Tebboune on Thursday dissolved Parliament to trigger new elections and announced he would set free dozens of Hirak activists.
Rabat – Algerian President Abdelmadjid Tebboune played the role of government critic and Hirak supporter in a televised address to the nation yesterday evening.
Tebboune dissolved Parliament in order to trigger new elections without specifying when the vote would take place. Additionally, the Algerian president announced he would pardon 56-60 jailed activists within 24 hours and reshuffle his cabinet in the coming days.
Tebboune the government critic
In a remarkable speech that would have seen any other Algerian jailed for uttering such government criticism, Tebboune played the Hirak activist on live television.
“The last bell has tolled for this corrupt system,” Tebboune announced as he appeared to blame Parliament for his government’s inaction.
“The blessed Hirak has saved Algeria,” he said before announcing presidential pardons for dozens of people who had been arrested for similar statements.
The Algerian Hirak (“movement”) protests emerged in 2019 after then-President Abdelaziz Bouteflika announced he would run for a fifth term despite having been incapicated and out of the public eye for years. The protest started in northern Algeria and spread across the country culminating in the first protests in Algiers in 18 years.
The protest movement managed to dissuade Bouteflika from seeking another term and led to his resignation. However, little has changed since. Tebboune, who was Bouteflika’s prime minister, became the new president and Algeria’s ruling elite continued unabated.
Tebboune’s performance on national television appeared to cast blame for Algeria’s entrenched crises on Parliament, which has been in power since 2017, as well as several members of his cabinet. In order to solve the nation’s issues, Tebboune announced new elections and a cabinet reshuffle to remove “bad apples.”
Tebboune the Hirak activist
The televised presidential address likely caused many in Algeria to chuckle as Tebboune presented himself as a champion of civil rights, freedoms, and the Hirak itself.
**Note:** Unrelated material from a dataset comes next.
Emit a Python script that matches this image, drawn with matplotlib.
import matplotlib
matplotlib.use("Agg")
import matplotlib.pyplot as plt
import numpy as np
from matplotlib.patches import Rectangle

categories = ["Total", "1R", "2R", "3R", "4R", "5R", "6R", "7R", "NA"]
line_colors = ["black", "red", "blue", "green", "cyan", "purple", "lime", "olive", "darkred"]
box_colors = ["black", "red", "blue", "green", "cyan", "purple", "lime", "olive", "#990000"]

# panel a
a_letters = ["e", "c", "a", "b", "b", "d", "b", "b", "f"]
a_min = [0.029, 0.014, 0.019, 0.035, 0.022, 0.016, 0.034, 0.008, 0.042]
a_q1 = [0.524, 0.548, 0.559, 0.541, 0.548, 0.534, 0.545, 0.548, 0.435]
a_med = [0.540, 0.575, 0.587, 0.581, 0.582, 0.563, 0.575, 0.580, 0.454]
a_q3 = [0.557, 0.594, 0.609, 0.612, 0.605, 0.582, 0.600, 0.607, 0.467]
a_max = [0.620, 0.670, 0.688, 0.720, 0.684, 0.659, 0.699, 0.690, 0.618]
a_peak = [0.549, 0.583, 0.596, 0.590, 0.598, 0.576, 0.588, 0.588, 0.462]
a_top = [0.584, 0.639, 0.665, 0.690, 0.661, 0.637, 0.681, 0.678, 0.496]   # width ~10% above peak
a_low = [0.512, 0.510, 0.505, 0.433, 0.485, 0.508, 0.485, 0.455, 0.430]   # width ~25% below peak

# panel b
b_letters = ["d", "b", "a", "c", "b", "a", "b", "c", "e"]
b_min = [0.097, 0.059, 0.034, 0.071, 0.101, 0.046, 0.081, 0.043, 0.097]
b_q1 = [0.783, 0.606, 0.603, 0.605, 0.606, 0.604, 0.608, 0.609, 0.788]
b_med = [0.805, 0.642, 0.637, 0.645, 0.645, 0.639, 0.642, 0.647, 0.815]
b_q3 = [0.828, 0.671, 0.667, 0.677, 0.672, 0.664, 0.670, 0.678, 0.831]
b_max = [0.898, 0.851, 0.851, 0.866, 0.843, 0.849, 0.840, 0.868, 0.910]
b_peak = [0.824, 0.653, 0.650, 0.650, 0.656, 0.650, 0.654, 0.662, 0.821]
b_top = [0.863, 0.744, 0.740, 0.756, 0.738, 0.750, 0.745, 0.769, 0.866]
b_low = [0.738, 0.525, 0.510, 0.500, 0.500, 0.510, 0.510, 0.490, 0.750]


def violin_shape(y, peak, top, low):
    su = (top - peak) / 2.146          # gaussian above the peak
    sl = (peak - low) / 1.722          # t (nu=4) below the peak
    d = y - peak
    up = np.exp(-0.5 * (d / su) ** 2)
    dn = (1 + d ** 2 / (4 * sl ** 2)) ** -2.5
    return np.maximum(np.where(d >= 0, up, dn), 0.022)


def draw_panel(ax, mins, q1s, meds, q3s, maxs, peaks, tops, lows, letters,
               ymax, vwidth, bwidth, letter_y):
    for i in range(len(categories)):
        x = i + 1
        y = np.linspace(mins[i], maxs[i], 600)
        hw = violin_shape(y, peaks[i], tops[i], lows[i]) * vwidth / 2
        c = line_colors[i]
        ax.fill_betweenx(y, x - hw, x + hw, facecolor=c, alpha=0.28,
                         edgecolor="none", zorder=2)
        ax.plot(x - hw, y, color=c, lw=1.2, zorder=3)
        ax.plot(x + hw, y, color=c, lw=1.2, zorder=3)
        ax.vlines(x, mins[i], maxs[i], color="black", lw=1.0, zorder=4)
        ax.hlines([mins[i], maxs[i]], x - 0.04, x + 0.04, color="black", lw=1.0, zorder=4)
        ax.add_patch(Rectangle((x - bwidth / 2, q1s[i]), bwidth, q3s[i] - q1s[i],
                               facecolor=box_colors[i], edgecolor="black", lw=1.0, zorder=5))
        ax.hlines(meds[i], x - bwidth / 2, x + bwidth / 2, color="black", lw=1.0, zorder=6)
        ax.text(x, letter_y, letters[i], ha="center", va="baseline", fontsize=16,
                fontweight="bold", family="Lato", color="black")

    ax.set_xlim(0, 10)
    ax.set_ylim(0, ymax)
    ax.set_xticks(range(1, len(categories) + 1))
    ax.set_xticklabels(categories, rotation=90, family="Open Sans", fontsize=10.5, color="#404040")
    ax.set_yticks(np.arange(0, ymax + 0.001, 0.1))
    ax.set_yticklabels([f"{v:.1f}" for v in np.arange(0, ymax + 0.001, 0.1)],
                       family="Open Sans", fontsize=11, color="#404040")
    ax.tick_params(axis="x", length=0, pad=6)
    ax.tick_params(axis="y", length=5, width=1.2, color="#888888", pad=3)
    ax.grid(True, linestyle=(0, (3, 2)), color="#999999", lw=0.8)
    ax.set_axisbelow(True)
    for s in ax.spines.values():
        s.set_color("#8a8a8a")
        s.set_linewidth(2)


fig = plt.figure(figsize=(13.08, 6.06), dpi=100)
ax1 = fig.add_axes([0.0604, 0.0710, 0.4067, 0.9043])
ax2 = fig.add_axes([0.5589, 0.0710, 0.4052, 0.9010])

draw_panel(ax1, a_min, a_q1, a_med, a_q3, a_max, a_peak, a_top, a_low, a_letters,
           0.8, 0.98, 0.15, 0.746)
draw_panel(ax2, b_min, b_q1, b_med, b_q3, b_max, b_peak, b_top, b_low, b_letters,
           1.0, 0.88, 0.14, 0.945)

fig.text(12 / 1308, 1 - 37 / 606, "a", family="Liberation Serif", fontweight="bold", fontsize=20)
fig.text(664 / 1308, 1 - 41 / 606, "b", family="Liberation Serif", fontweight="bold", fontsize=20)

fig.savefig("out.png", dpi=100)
After spending two years arresting government critics and Hirak activists, he himself uttered words eerily similar to those that have invited charges of “undermining national unity” for dozens of Algerian journalists and activists.
Tebboune seemed to recognize the combustible state of the nation’s youth, exasperated by a lack of economic opportunities amid government inaction. Algeria’s president stated that he wants to “open the door to young people” and promised to free dozens of jailed activists, many of whom are youth who had spoken out against the regime on social media.
Tebboune continues to call for a “new Algeria” while ensuring that any reforms favor the status quo that has seen only cosmetic change since the fall of Tebboune’s former boss, President Abdelaziz Bouteflika, in 2019. Algerians however appear understandably skeptical of such claims, evidenced by the nationwide boycott of the constitutional referendum in November 2020.
For many Tebboune’s sudden bout of announced reforms and presidential pardons will not come as a surprise. Ahead of the November constitutional referendum Tebboune similarly opted for populist action by arresting former Bouteflika regime members.
It is clear that Algeria’s shadowy ruling elite, known locally as simply “the power,” are holding their collective breath as the February 22 anniversary of the Hirak approaches.